* Direction: Omit pictures and quote the listing below line by line, from its start through the line that holds "let yTicks = [0, 20, 40, 60, 80, 100];".

┄┄┄┄┄┄┄┄┄┄

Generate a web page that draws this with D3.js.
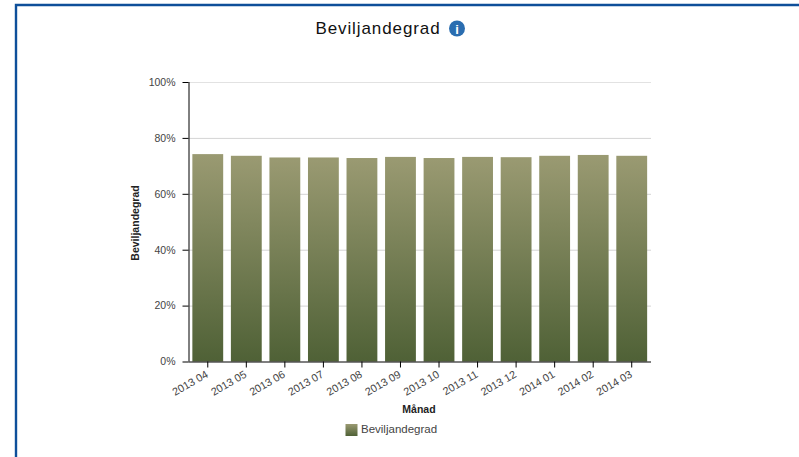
<!DOCTYPE html>
<html>
<head>
<meta charset="utf-8">
<script src="https://cdnjs.cloudflare.com/ajax/libs/d3/7.8.5/d3.min.js"></script>
<style>
  html, body { margin: 0; padding: 0; background: #fff; }
  text { font-family: "Liberation Sans", Arial, sans-serif; }
</style>
</head>
<body>
<div id="chart"></div>
<script>
// values
let months = ["2013 04", "2013 05", "2013 06", "2013 07", "2013 08", "2013 09",
              "2013 10", "2013 11", "2013 12", "2014 01", "2014 02", "2014 03"];
let grantRate = [74.2, 73.6, 73.0, 73.0, 72.8, 73.2, 72.8, 73.2, 73.1, 73.6, 73.9, 73.6];
let yTicks = [0, 20, 40, 60, 80, 100];

let svgWidth = 799;
let svgHeight = 457;
let margin = { top: 82, right: 148, bottom: 95.5, left: 188.5 };
let width = svgWidth - margin.left - margin.right;
let height = svgHeight - margin.top - margin.bottom;

let svg = d3.select("#chart").append("svg")
  .attr("width", svgWidth)
  .attr("height", svgHeight)
  .style("display", "block");

// bar gradient
let grad = svg.append("defs").append("linearGradient")
  .attr("id", "barFill")
  .attr("x1", 0).attr("y1", 0).attr("x2", 0).attr("y2", 1);
grad.append("stop").attr("offset", "0%").attr("stop-color", "#9a9a72");
grad.append("stop").attr("offset", "100%").attr("stop-color", "#4f6136");

// frame, only top and left edges show
svg.append("path")
  .attr("d", `M16,${svgHeight} V5 H${svgWidth}`)
  .attr("fill", "none")
  .attr("stroke", "#0e4f9a")
  .attr("stroke-width", 2.4);

let chartGroup = svg.append("g")
  .attr("transform", `translate(${margin.left}, ${margin.top})`);

let xScale = d3.scaleBand().domain(months).range([0, width]).paddingInner(0.2).paddingOuter(0.1);
let yScale = d3.scaleLinear().domain([0, 100]).range([height, 0]);

// gridlines
chartGroup.append("g").selectAll("line")
  .data(yTicks.filter(d => d > 0))
  .enter().append("line")
  .attr("x1", 0).attr("x2", width)
  .attr("y1", d => yScale(d) + 0.5).attr("y2", d => yScale(d) + 0.5)
  .attr("stroke", d => d === 100 ? "#e2e2e2" : "#d4d4d4")
  .attr("stroke-width", 1);

// bars
chartGroup.append("g").selectAll("rect")
  .data(grantRate)
  .enter().append("rect")
  .attr("x", (d, i) => xScale(months[i]))
  .attr("y", d => yScale(d))
  .attr("width", xScale.bandwidth())
  .attr("height", d => height - yScale(d))
  .attr("fill", "url(#barFill)");

// y axis
let leftAxis = d3.axisLeft(yScale).tickValues(yTicks).tickFormat(d => d + "%").tickSize(6).tickPadding(7);
let yAxis = chartGroup.append("g").call(leftAxis);
yAxis.selectAll("text").attr("font-size", 10.5).attr("fill", "#444").style("font-family", '"Liberation Sans", Arial, sans-serif');
yAxis.select(".domain").attr("stroke", "#000").attr("d", `M0.5,0V${height}`);
yAxis.selectAll(".tick line").attr("stroke", "#000");

// x axis
let bottomAxis = d3.axisBottom(xScale).tickSize(6).tickPadding(3);
let xAxis = chartGroup.append("g")
  .attr("transform", `translate(0, ${height})`)
  .call(bottomAxis);
xAxis.select(".domain").attr("stroke", "#000").attr("d", `M0,0.5H${width}`);
xAxis.selectAll(".tick line").attr("stroke", "#000");
xAxis.selectAll("text")
  .attr("font-size", 10.8)
  .attr("fill", "#444")
  .style("font-family", '"Liberation Sans", Arial, sans-serif')
  .attr("text-anchor", "end")
  .attr("dx", "-6.5")
  .attr("dy", "4.5")
  .attr("transform", "rotate(-30)");

// axis titles
svg.append("text")
  .attr("x", 419).attr("y", 413)
  .attr("text-anchor", "middle")
  .attr("font-size", 10.5).attr("font-weight", "bold").attr("fill", "#222")
  .text("Månad");

svg.append("text")
  .attr("transform", "translate(139, 223) rotate(-90)")
  .attr("text-anchor", "middle")
  .attr("font-size", 10.5).attr("font-weight", "bold").attr("fill", "#222")
  .text("Beviljandegrad");

// title and info icon
svg.append("text")
  .attr("x", 378).attr("y", 34)
  .attr("text-anchor", "middle")
  .attr("font-size", 17).attr("letter-spacing", 0.9).attr("fill", "#111")
  .text("Beviljandegrad");

svg.append("circle").attr("cx", 457).attr("cy", 28.5).attr("r", 8).attr("fill", "#2a6db0");
svg.append("text")
  .attr("x", 457).attr("y", 33.5)
  .attr("text-anchor", "middle")
  .attr("font-size", 13).attr("font-weight", "bold").attr("fill", "#fff")
  .text("i");

// legend
svg.append("rect")
  .attr("x", 345.5).attr("y", 424)
  .attr("width", 12).attr("height", 12)
  .attr("fill", "url(#barFill)");
svg.append("text")
  .attr("x", 361).attr("y", 433)
  .attr("font-size", 11.5).attr("fill", "#444")
  .text("Beviljandegrad");
</script>
</body>
</html>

┄┄┄┄┄┄┄┄┄┄

* Full answer:
Generate a web page that draws this with D3.js.
<!DOCTYPE html>
<html>
<head>
<meta charset="utf-8">
<script src="https://cdnjs.cloudflare.com/ajax/libs/d3/7.8.5/d3.min.js"></script>
<style>
  html, body { margin: 0; padding: 0; background: #fff; }
  text { font-family: "Liberation Sans", Arial, sans-serif; }
</style>
</head>
<body>
<div id="chart"></div>
<script>
// values
let months = ["2013 04", "2013 05", "2013 06", "2013 07", "2013 08", "2013 09",
              "2013 10", "2013 11", "2013 12", "2014 01", "2014 02", "2014 03"];
let grantRate = [74.2, 73.6, 73.0, 73.0, 72.8, 73.2, 72.8, 73.2, 73.1, 73.6, 73.9, 73.6];
let yTicks = [0, 20, 40, 60, 80, 100];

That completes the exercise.